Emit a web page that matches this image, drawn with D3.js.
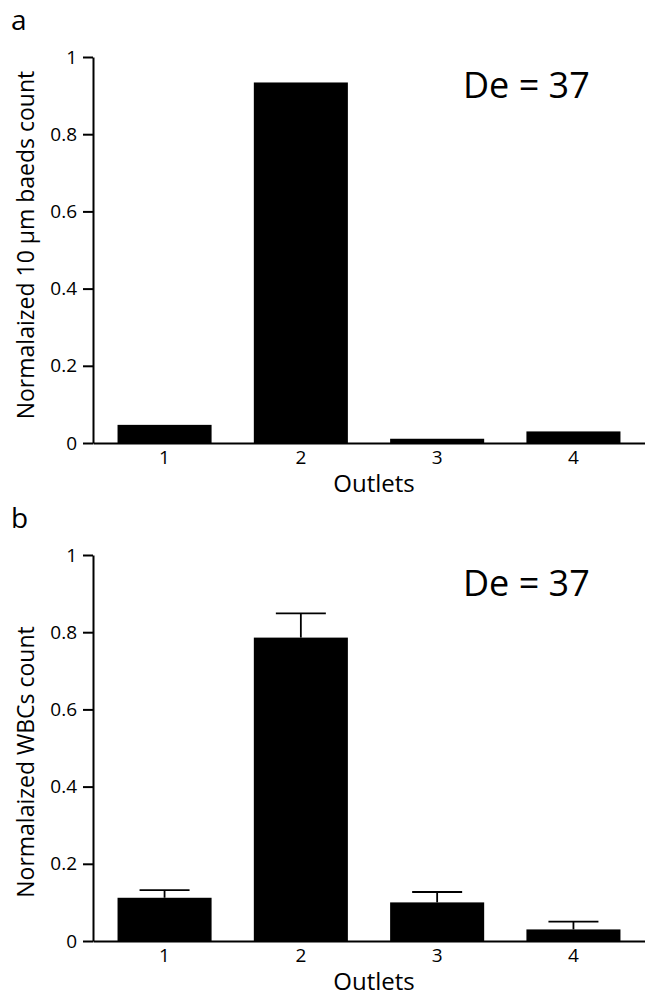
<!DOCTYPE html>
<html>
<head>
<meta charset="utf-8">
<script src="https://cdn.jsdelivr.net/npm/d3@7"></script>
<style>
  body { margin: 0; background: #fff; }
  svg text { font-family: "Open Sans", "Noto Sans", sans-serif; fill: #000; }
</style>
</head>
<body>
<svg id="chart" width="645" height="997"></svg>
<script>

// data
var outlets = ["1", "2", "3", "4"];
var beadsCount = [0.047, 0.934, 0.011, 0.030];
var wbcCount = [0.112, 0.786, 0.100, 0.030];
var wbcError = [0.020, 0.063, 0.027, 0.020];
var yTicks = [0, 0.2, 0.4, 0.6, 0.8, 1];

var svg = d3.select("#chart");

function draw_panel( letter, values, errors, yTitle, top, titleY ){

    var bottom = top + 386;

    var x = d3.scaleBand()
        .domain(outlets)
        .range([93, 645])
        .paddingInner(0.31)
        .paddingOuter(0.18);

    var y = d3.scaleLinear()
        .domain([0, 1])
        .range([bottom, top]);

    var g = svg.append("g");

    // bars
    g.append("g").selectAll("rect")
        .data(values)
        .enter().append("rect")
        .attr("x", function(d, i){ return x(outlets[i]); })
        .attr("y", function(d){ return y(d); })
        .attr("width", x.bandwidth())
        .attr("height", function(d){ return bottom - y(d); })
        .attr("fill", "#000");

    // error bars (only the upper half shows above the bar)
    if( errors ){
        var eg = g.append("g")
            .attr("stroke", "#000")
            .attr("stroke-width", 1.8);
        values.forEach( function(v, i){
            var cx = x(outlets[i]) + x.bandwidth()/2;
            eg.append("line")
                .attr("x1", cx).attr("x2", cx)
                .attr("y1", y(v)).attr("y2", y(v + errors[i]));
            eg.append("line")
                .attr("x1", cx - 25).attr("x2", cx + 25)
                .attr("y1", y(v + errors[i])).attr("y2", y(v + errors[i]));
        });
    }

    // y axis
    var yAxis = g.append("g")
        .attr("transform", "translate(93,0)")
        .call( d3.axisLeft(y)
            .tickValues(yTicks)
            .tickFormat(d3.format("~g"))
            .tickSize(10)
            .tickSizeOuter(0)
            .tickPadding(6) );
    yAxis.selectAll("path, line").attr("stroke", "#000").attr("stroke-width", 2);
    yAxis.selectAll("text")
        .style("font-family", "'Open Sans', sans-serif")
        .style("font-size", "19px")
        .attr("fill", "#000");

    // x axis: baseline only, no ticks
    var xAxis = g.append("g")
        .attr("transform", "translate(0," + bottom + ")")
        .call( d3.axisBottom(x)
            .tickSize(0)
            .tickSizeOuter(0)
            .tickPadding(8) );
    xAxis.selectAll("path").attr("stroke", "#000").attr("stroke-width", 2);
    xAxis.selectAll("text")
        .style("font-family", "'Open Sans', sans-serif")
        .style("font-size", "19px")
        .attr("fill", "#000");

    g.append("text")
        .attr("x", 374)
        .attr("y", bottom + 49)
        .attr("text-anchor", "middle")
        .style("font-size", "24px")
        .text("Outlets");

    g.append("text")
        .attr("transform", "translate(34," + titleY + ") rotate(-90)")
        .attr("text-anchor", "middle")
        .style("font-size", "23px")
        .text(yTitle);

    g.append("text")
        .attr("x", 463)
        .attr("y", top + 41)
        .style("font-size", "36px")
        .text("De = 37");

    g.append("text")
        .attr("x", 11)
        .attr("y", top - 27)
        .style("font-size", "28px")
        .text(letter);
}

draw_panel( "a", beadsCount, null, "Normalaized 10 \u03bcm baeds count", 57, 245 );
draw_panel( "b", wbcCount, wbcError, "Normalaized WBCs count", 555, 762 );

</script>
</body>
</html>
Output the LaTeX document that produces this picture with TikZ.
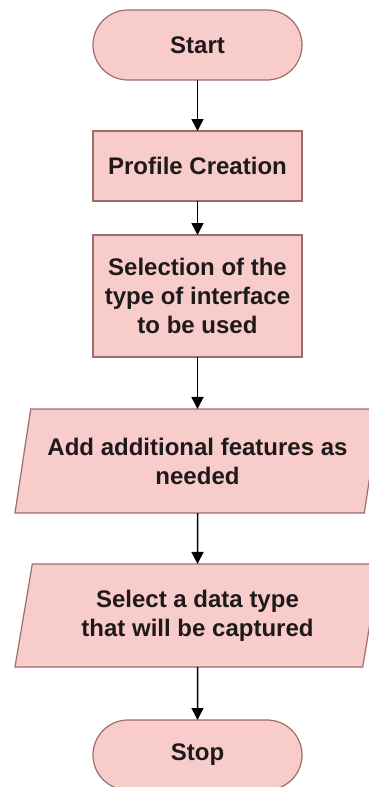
····················
▶ **PROBLEM REQUIREMENTS**:
Your copy should repeat each entry above exactly but contain no pictures.

▶ **COMPLETED TASK**:
Emit a web page that matches this image, drawn with D3.js.
<!DOCTYPE html>
<html>
<head>
<meta charset="utf-8">
<script src="https://cdn.jsdelivr.net/npm/d3@7"></script>
<style>
  body { margin: 0; background: #fff; }
  svg text { font-family: "Open Sans", "Noto Sans", sans-serif; fill: #000; }
</style>
</head>
<body>
<svg id="chart" width="645" height="997"></svg>
<script>

// data
var outlets = ["1", "2", "3", "4"];
var beadsCount = [0.047, 0.934, 0.011, 0.030];
var wbcCount = [0.112, 0.786, 0.100, 0.030];
var wbcError = [0.020, 0.063, 0.027, 0.020];
var yTicks = [0, 0.2, 0.4, 0.6, 0.8, 1];

var svg = d3.select("#chart");

function draw_panel( letter, values, errors, yTitle, top, titleY ){

    var bottom = top + 386;

    var x = d3.scaleBand()
        .domain(outlets)
        .range([93, 645])
        .paddingInner(0.31)
        .paddingOuter(0.18);

    var y = d3.scaleLinear()
        .domain([0, 1])
        .range([bottom, top]);

    var g = svg.append("g");

    // bars
    g.append("g").selectAll("rect")
        .data(values)
        .enter().append("rect")
        .attr("x", function(d, i){ return x(outlets[i]); })
        .attr("y", function(d){ return y(d); })
        .attr("width", x.bandwidth())
        .attr("height", function(d){ return bottom - y(d); })
        .attr("fill", "#000");

    // error bars (only the upper half shows above the bar)
    if( errors ){
        var eg = g.append("g")
            .attr("stroke", "#000")
            .attr("stroke-width", 1.8);
        values.forEach( function(v, i){
            var cx = x(outlets[i]) + x.bandwidth()/2;
            eg.append("line")
                .attr("x1", cx).attr("x2", cx)
                .attr("y1", y(v)).attr("y2", y(v + errors[i]));
            eg.append("line")
                .attr("x1", cx - 25).attr("x2", cx + 25)
                .attr("y1", y(v + errors[i])).attr("y2", y(v + errors[i]));
        });
    }

    // y axis
    var yAxis = g.append("g")
        .attr("transform", "translate(93,0)")
        .call( d3.axisLeft(y)
            .tickValues(yTicks)
            .tickFormat(d3.format("~g"))
            .tickSize(10)
            .tickSizeOuter(0)
            .tickPadding(6) );
    yAxis.selectAll("path, line").attr("stroke", "#000").attr("stroke-width", 2);
    yAxis.selectAll("text")
        .style("font-family", "'Open Sans', sans-serif")
        .style("font-size", "19px")
        .attr("fill", "#000");

    // x axis: baseline only, no ticks
    var xAxis = g.append("g")
        .attr("transform", "translate(0," + bottom + ")")
        .call( d3.axisBottom(x)
            .tickSize(0)
            .tickSizeOuter(0)
            .tickPadding(8) );
    xAxis.selectAll("path").attr("stroke", "#000").attr("stroke-width", 2);
    xAxis.selectAll("text")
        .style("font-family", "'Open Sans', sans-serif")
        .style("font-size", "19px")
        .attr("fill", "#000");

    g.append("text")
        .attr("x", 374)
        .attr("y", bottom + 49)
        .attr("text-anchor", "middle")
        .style("font-size", "24px")
        .text("Outlets");

    g.append("text")
        .attr("transform", "translate(34," + titleY + ") rotate(-90)")
        .attr("text-anchor", "middle")
        .style("font-size", "23px")
        .text(yTitle);

    g.append("text")
        .attr("x", 463)
        .attr("y", top + 41)
        .style("font-size", "36px")
        .text("De = 37");

    g.append("text")
        .attr("x", 11)
        .attr("y", top - 27)
        .style("font-size", "28px")
        .text(letter);
}

draw_panel( "a", beadsCount, null, "Normalaized 10 \u03bcm baeds count", 57, 245 );
draw_panel( "b", wbcCount, wbcError, "Normalaized WBCs count", 555, 762 );

</script>
</body>
</html>
Output the LaTeX document that produces this picture with TikZ.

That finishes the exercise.